The first time I ever used an electronic medical record was 12 years ago, during my neurology rotation in medical school. Students were responsible for writing daily progress notes on each hospitalized patient that updated his or her treatment plan and list of ailments. A helpful senior doctor let me in on a time-saver: cut and paste. I could insert sections of the previous day's progress note into the current day's note, which I could then modify to account for any changes that had occurred.
He also unwittingly introduced a temptation: to document more than I had actually done. Perhaps I'd forgotten one day to urge a recovering stroke patient to stop smoking, for example, but had done so earlier in the week. Knowing that my final grade depended on covering all care guidelines, once or twice I might have cut-and-pasted, "Tobacco cessation counseling: Provided" into my notes when I technically hadn't, believing there was no harm done.
Today, electronic medical records– a novelty a decade ago – are used in most hospitals and many doctors' offices. The federal government touts their potential for improving the quality of medical care, from ensuring that all patients get recommended screening tests to improving care of chronic health problems such as diabetes. But as I first observed as a medical student, electronic progress notes have an important downside that – contrary to what I thought then – can and does harm patients.

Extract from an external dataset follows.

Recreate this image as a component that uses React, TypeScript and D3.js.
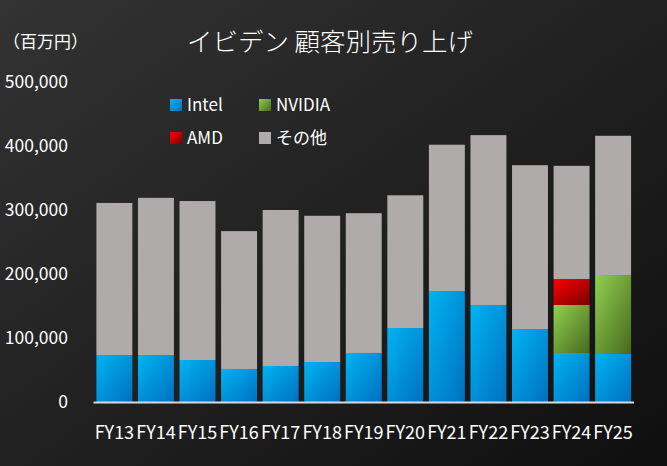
import React from "react";
import * as d3 from "d3";

const categories = ["FY13","FY14","FY15","FY16","FY17","FY18","FY19","FY20","FY21","FY22","FY23","FY24","FY25"];
const intel = [73400, 73400, 65600, 51600, 56300, 62500, 76600, 115600, 173400, 151600, 114000, 76600, 75000];
const nvidia = [0, 0, 0, 0, 0, 0, 0, 0, 0, 0, 0, 75000, 123400];
const amd = [0, 0, 0, 0, 0, 0, 0, 0, 0, 0, 0, 40600, 0];
const totals = [311000, 319000, 314000, 267000, 300000, 291000, 295000, 323000, 402000, 417000, 370000, 369000, 416000];
const other = totals.map((t, i) => t - intel[i] - nvidia[i] - amd[i]);
const yTicks = [0, 100000, 200000, 300000, 400000, 500000];
const seriesNames = ["Intel", "NVIDIA", "AMD", "その他"];

const W = 667, H = 466;
const FONT = "'Noto Sans CJK JP', 'Noto Sans', sans-serif";

export default function App() {
  const x = d3.scaleBand<string>().domain(categories).range([93.5, 634]).paddingInner(0.135).paddingOuter(0.07);
  const y = d3.scaleLinear().domain([0, 500000]).range([402, 82]);
  const fmt = d3.format(",");
  const data = categories.map((c, i) => ({ cat: c, Intel: intel[i], NVIDIA: nvidia[i], AMD: amd[i], "その他": other[i] }));
  const stack = d3.stack<any>().keys(seriesNames)(data);
  const fills: Record<string, string> = {
    Intel: "url(#gIntel)",
    NVIDIA: "url(#gNvidia)",
    AMD: "url(#gAmd)",
    "その他": "#afabab",
  };
  const legend = [
    { name: "Intel", x: 170, y: 105 },
    { name: "NVIDIA", x: 259, y: 105 },
    { name: "AMD", x: 170, y: 138 },
    { name: "その他", x: 259, y: 138 },
  ];
  return (
    <div style={{ position: "fixed", left: 0, top: 0 }}>
      <svg width={W} height={H} style={{ display: "block" }}>
        <defs>
          <linearGradient id="bg" x1="0" y1="0" x2="1" y2="1">
            <stop offset="0" stopColor="#333333" />
            <stop offset="1" stopColor="#0f0f0f" />
          </linearGradient>
          <linearGradient id="gIntel" x1="0" y1="0" x2="1" y2="1">
            <stop offset="0" stopColor="#00b4f2" />
            <stop offset="1" stopColor="#0070c0" />
          </linearGradient>
          <linearGradient id="gNvidia" x1="0" y1="0" x2="1" y2="1">
            <stop offset="0" stopColor="#92d050" />
            <stop offset="1" stopColor="#46691d" />
          </linearGradient>
          <linearGradient id="gAmd" x1="0" y1="0" x2="1" y2="1">
            <stop offset="0" stopColor="#ff0000" />
            <stop offset="1" stopColor="#7a0000" />
          </linearGradient>
        </defs>
        <rect x={0} y={0} width={W} height={H} fill="url(#bg)" />
        <text x={330} y={51} textAnchor="middle" fill="#ffffff" fontFamily={FONT} fontSize={25.5} fontWeight={300}>イビデン 顧客別売り上げ</text>
        <text x={3} y={48} fill="#ffffff" fontFamily={FONT} fontSize={17}>（百万円）</text>
        {yTicks.map((t) => (
          <text key={t} x={68} y={y(t)} dy="0.35em" textAnchor="end" fill="#ffffff" fontFamily={FONT} fontSize={17.5}>{fmt(t)}</text>
        ))}
        {stack.map((s) => (
          <g key={s.key}>
            {s.map((d, i) => {
              const h = y(d[0]) - y(d[1]);
              if (h <= 0) return null;
              return <rect key={i} x={x(categories[i])} y={y(d[1])} width={x.bandwidth()} height={h} fill={fills[s.key]} />;
            })}
          </g>
        ))}
        <line x1={93.5} x2={634} y1={402.5} y2={402.5} stroke="#d9d9d9" strokeWidth={2} />
        {categories.map((c) => (
          <text key={c} x={(x(c) as number) + x.bandwidth() / 2} y={439} textAnchor="middle" fill="#ffffff" fontFamily={FONT} fontSize={18}>{c}</text>
        ))}
        {legend.map((l) => (
          <g key={l.name}>
            <rect x={l.x} y={l.y - 6} width={12} height={12} fill={fills[l.name]} />
            <text x={l.x + 17} y={l.y} dy="0.35em" fill="#ffffff" fontFamily={FONT} fontSize={17}>{l.name}</text>
          </g>
        ))}
      </svg>
    </div>
  );
}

In a recent study published in the Archives of Internal Medicine, researchers examined doctors' documentation of dietary and exercise counseling in the electronic medical charts of more than 5,000 patients with diabetes. Patients were divided into three groups: those in whom no counseling was documented; those whose progress notes appeared to have been cut-and-pasted from the previous visit; and those whose notes were distinct from notes made in previous visits. Only patients with "distinct" counseling language successfully lost weight and improved their diabetes control, while patients with cut-and-pasted language did no better than patients who received no counseling. That led authors to question whether their doctors were documenting imaginary conversations.
We know that lifestyle counseling is critical to preventing diabetes in millions of at-risk Americans. National data show that almost 30 percent of adults have prediabetes (blood sugar levels that are higher than normal, but lower than the diabetic range), but only 1 in 3 of them reports getting any dietary or exercise advice from their doctors in the previous year. (No information is available on how often doctors claim that counseling occurred.)
Recent research confirms the huge impact that convincing people to change their lifestyles can have on lowering their future diabetes risk. A study of more than 200,000 adults published last week in the Annals of Internal Medicine found that the odds of developing diabetes over an 11-year time frame were 30 to 40 percent lower for older adults with one or more good habits: healthy eating, moderate alcohol consumption, and being smoke-free and physically active.
For you to benefit personally from this research, though, you need to make sure that your doctor isn't just going through the motions of lifestyle counseling, electronic medical record or not. Given the myriad agenda-items doctors must squeeze into a 15-minute office visit, skipping counseling can be an easy way to cut corners and stay on schedule. Don't let it be. As the science clearly shows, there can be no better use of your visit than to discuss how to stay healthy and lower your risk of health problems down the road.